# Search an element in a sorted and rotated array in java

103 views
Search an element in a sorted and rotated array in java.

by (3.7k points)

To search an element in a sorted and rotated array in java follow the following steps:-

• Find Pivot in given array. If pivot is matched with searched element then return true.
• After that search in two sub-arrays around pivot:-
• If arr[0] is less than equal to searched element then call to binarySearch(arr, 0, pivot-1, x) function.
• Otherwise call to binarySearch(arr, pivot+1,arr.length-1, x); function.

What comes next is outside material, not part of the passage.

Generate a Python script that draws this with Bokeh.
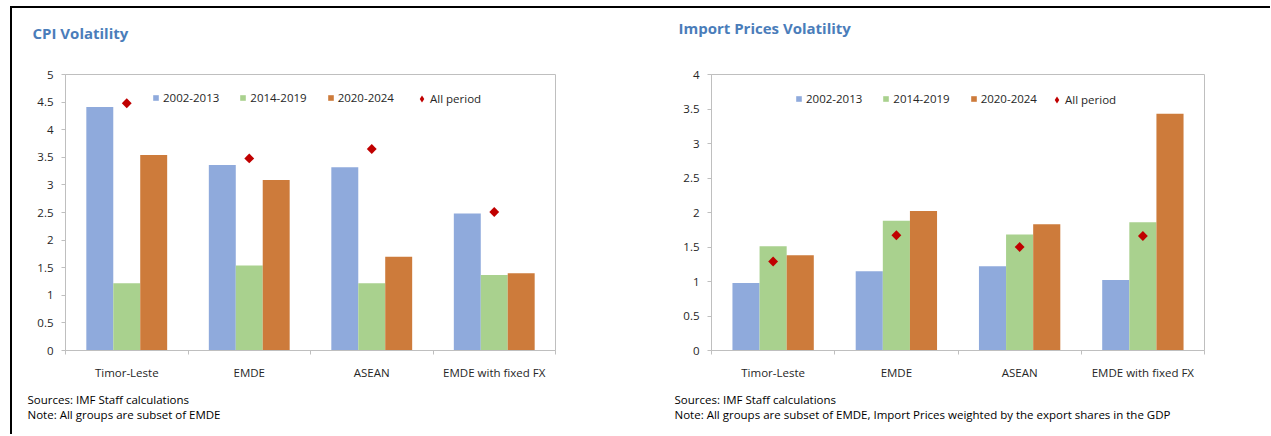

See the Following running code of java:-

package com.dev.gcl3.search;

public class FindInSortedAndRotatedArray {

public static void main(String[] args) {
int arr[] = {10,20,30,40,5,6,7,8};
int x = 20;
boolean isFound = findElementInSortedAndRoted(arr, x);
System.out.println("Found: " + isFound);
}

//Time Complexity O(logN)
private static boolean findElementInSortedAndRoted(int[] arr, int x) {
int pivot = getPivot(arr, 0, arr.length-1);
System.out.println("Pivot:- "+pivot);
// If we found a pivot and compare with x
if(arr[pivot] == x) {
return true;
}
//After that search in two sub-arrays around pivot
if(arr[0] <= x) {
return binarySearch(arr, 0, pivot-1, x);
}
return binarySearch(arr, pivot+1,arr.length-1, x);
}

private static boolean binarySearch(int[] arr, int l, int h, int x) {
if(l>h) {
return false;
}
//        int mid = l+(h-l)/2;
int mid = (l+h)/2;
if(arr[mid]==x) {
return true;
}else if(x > arr[mid]) {
return binarySearch(arr, mid+1, h, x);
}else if(x < arr[mid]) {
return binarySearch(arr, l, mid-1, x);
}
return false;
}

private static int getPivot(int[] arr, int l, int h) {
//Base cases
if(l>h)
return -1;
if(l==h)
return l;
int middle = (l+h)/2;
if(arr[middle] > arr[middle+1]) {
return middle;
}
if(arr[0] > arr[middle]) {//Go to left in array for finding pivot
return getPivot(arr, l, middle-1);
}else{//Go to right in array for finding pivot
return getPivot(arr, middle+1, h);
}
}

}

Output:-
Pivot:- 3
Found: true